13 million people are employed in the formal forestry sector (forestry management, production of lumber and wood products, pulp and paper industry). More than 50% of the officially employed people in the forestry sector are in Asia. 2.8 working places in the field of primary processing account for one working place in the field of forestry management. Every fourth employee in the formal forestry sector is a woman.

Revenues from the production of forest products in the informal sector constitute $ 125 billion per year. No less than 41 million people are employed in the informal forestry sector, it is three times more than the number of people employed in the formal sector. In Africa, 5% of the population works in the informal forestry sector, mainly in the production of energy from wood. In general, the production of 1 mᶾ of business logs gives an income of $ 325 during harvesting and initial processing.

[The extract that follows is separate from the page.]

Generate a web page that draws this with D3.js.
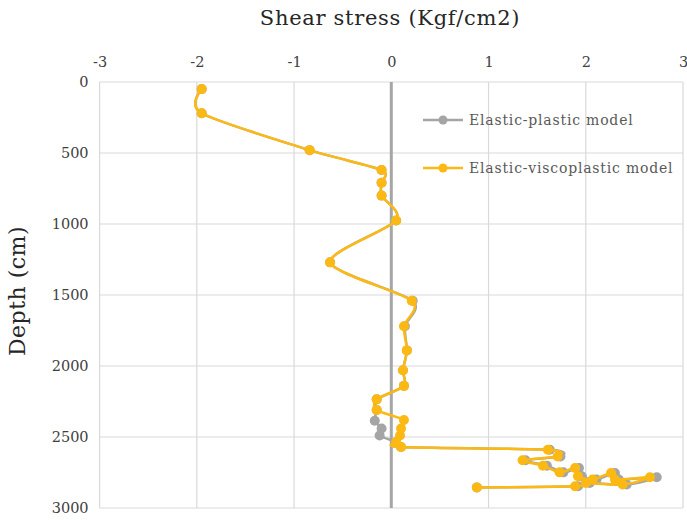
<!DOCTYPE html>
<html>
<head>
<meta charset="utf-8">
<script src="https://cdn.jsdelivr.net/npm/d3@7"></script>
<style>
  html, body { margin: 0; padding: 0; background: #fff; }
  svg { display: block; }
</style>
</head>
<body>
<svg id="chart" width="687" height="520"></svg>
<script>
// Depth profile of shear stress for two soil models
const stressTicks = [-3, -2, -1, 0, 1, 2, 3];
const depthTicks = [0, 500, 1000, 1500, 2000, 2500, 3000];

const seriesNames = ["Elastic-plastic model", "Elastic-viscoplastic model"];
const seriesColors = ["#A5A5A5", "#FDB913"];

// Elastic-viscoplastic model
const viscoDepth = [50, 220, 480, 620, 710, 800, 975, 1270, 1540, 1720, 1890, 2030, 2140, 2235, 2310,
  2380, 2440, 2490, 2535, 2570, 2590, 2637, 2664, 2702, 2749, 2718, 2777, 2800, 2753, 2800,
  2784, 2835, 2824, 2847, 2855];
const viscoStress = [-1.95, -1.95, -0.84, -0.10, -0.10, -0.10, 0.05, -0.63, 0.21, 0.13, 0.16, 0.12, 0.13, -0.15, -0.15,
  0.13, 0.10, 0.09, 0.05, 0.10, 1.61, 1.71, 1.35, 1.56, 1.73, 1.89, 1.92, 2.07, 2.26, 2.30,
  2.66, 2.38, 2.00, 1.89, 0.88];

// Elastic-plastic model
const plasticDepth = [50, 220, 480, 620, 710, 800, 975, 1270, 1540, 1720, 1890, 2030, 2140, 2235, 2310,
  2385, 2440, 2490, 2535, 2570, 2590, 2637, 2664, 2702, 2749, 2718, 2777, 2800, 2753, 2800,
  2784, 2835, 2824, 2847, 2855];
const plasticStress = [-1.95, -1.95, -0.84, -0.10, -0.10, -0.10, 0.05, -0.63, 0.22, 0.14, 0.16, 0.12, 0.13, -0.15, -0.15,
  -0.17, -0.10, -0.12, 0.05, 0.10, 1.63, 1.74, 1.38, 1.60, 1.77, 1.93, 1.96, 2.11, 2.30, 2.34,
  2.73, 2.42, 2.04, 1.92, 0.88];

const svg = d3.select("#chart");
const serif = "'DejaVu Serif', 'Liberation Serif', serif";

const x = d3.scaleLinear().domain([-3, 3]).range([99.6, 683]);
const y = d3.scaleLinear().domain([0, 3000]).range([82, 508]);

// Gridlines
const grid = svg.append("g");
grid.selectAll("line.h").data(depthTicks).join("line")
  .attr("x1", x(-3)).attr("x2", x(3))
  .attr("y1", d => y(d)).attr("y2", d => y(d))
  .attr("stroke", "#D9D9D9").attr("stroke-width", 1.2);
grid.selectAll("line.v").data(stressTicks.filter(d => d !== 0)).join("line")
  .attr("x1", d => x(d)).attr("x2", d => x(d))
  .attr("y1", y(0)).attr("y2", y(3000))
  .attr("stroke", "#D9D9D9").attr("stroke-width", 1.2);

// Zero line
svg.append("line")
  .attr("x1", x(0)).attr("x2", x(0))
  .attr("y1", y(0)).attr("y2", y(3000))
  .attr("stroke", "#A6A6A6").attr("stroke-width", 3);

// Axes (plain hyphen for negative labels)
const fmt = d => String(d);
const xAxis = svg.append("g")
  .attr("transform", `translate(0,${y(0) - 19})`)
  .call(d3.axisTop(x).tickValues(stressTicks).tickSize(0).tickFormat(fmt));
const yAxis = svg.append("g")
  .attr("transform", `translate(${x(-3) - 8},0)`)
  .call(d3.axisLeft(y).tickValues(depthTicks).tickSize(0).tickFormat(fmt));
[xAxis, yAxis].forEach(g => {
  g.select(".domain").remove();
  g.selectAll("text")
    .attr("font-family", serif).attr("font-size", 14.5).attr("fill", "#404040");
});
xAxis.selectAll("text").attr("dy", "0.5em");

// Axis titles
svg.append("text")
  .attr("x", 390).attr("y", 25)
  .attr("text-anchor", "middle")
  .attr("font-family", serif).attr("font-size", 21).attr("letter-spacing", 0.7)
  .attr("fill", "#262626")
  .text("Shear stress (Kgf/cm2)");
svg.append("text")
  .attr("transform", "translate(25,291) rotate(-90)")
  .attr("text-anchor", "middle")
  .attr("font-family", serif).attr("font-size", 22).attr("letter-spacing", 0.5)
  .attr("fill", "#262626")
  .text("Depth (cm)");

// Series
const series = [
  { name: seriesNames[0], color: seriesColors[0], pts: plasticDepth.map((d, i) => [plasticStress[i], d]) },
  { name: seriesNames[1], color: seriesColors[1], pts: viscoDepth.map((d, i) => [viscoStress[i], d]) }
];
const line = d3.line()
  .x(d => x(d[0])).y(d => y(d[1]))
  .curve(d3.curveCardinal.tension(0.2));

series.forEach(s => {
  const g = svg.append("g");
  g.append("path").attr("d", line(s.pts))
    .attr("fill", "none").attr("stroke", s.color).attr("stroke-width", 2.5)
    .attr("stroke-linejoin", "round");
  g.selectAll("circle").data(s.pts).join("circle")
    .attr("cx", d => x(d[0])).attr("cy", d => y(d[1])).attr("r", 5)
    .attr("fill", s.color);
});

// Legend
const legend = svg.append("g");
series.forEach((s, i) => {
  const ly = 120 + i * 48;
  legend.append("line")
    .attr("x1", 423).attr("x2", 463).attr("y1", ly).attr("y2", ly)
    .attr("stroke", s.color).attr("stroke-width", 2.5);
  legend.append("circle").attr("cx", 443).attr("cy", ly).attr("r", 4.5).attr("fill", s.color);
  legend.append("text")
    .attr("x", 469).attr("y", ly).attr("dy", "0.35em")
    .attr("font-family", serif).attr("font-size", 14).attr("letter-spacing", 0.8)
    .attr("fill", "#595959")
    .text(s.name);
});
</script>
</body>
</html>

In 29 countries of the world, more than half of the whole energy production depends on wood, 22 of these countries are in Africa. In general, more than half of the timber produced in the world is used for energy purposes. Every third household in the world uses wood as the main fuel for cooking.

In 13 European countries more than 10% of energy is timber –based energy. At least 90 million people in Europe and North America use wood for home heating.

1.3 billion people live in homes where wood (forest) products are the main materials for the floor, roof and walls. Around 765 million people use firewood for boiling drinking water. 700 million of women and children collect firewood, for this activity they spend 5% of their time. In less developed countries, women and children collect 85% of fuel wood, which they use at home.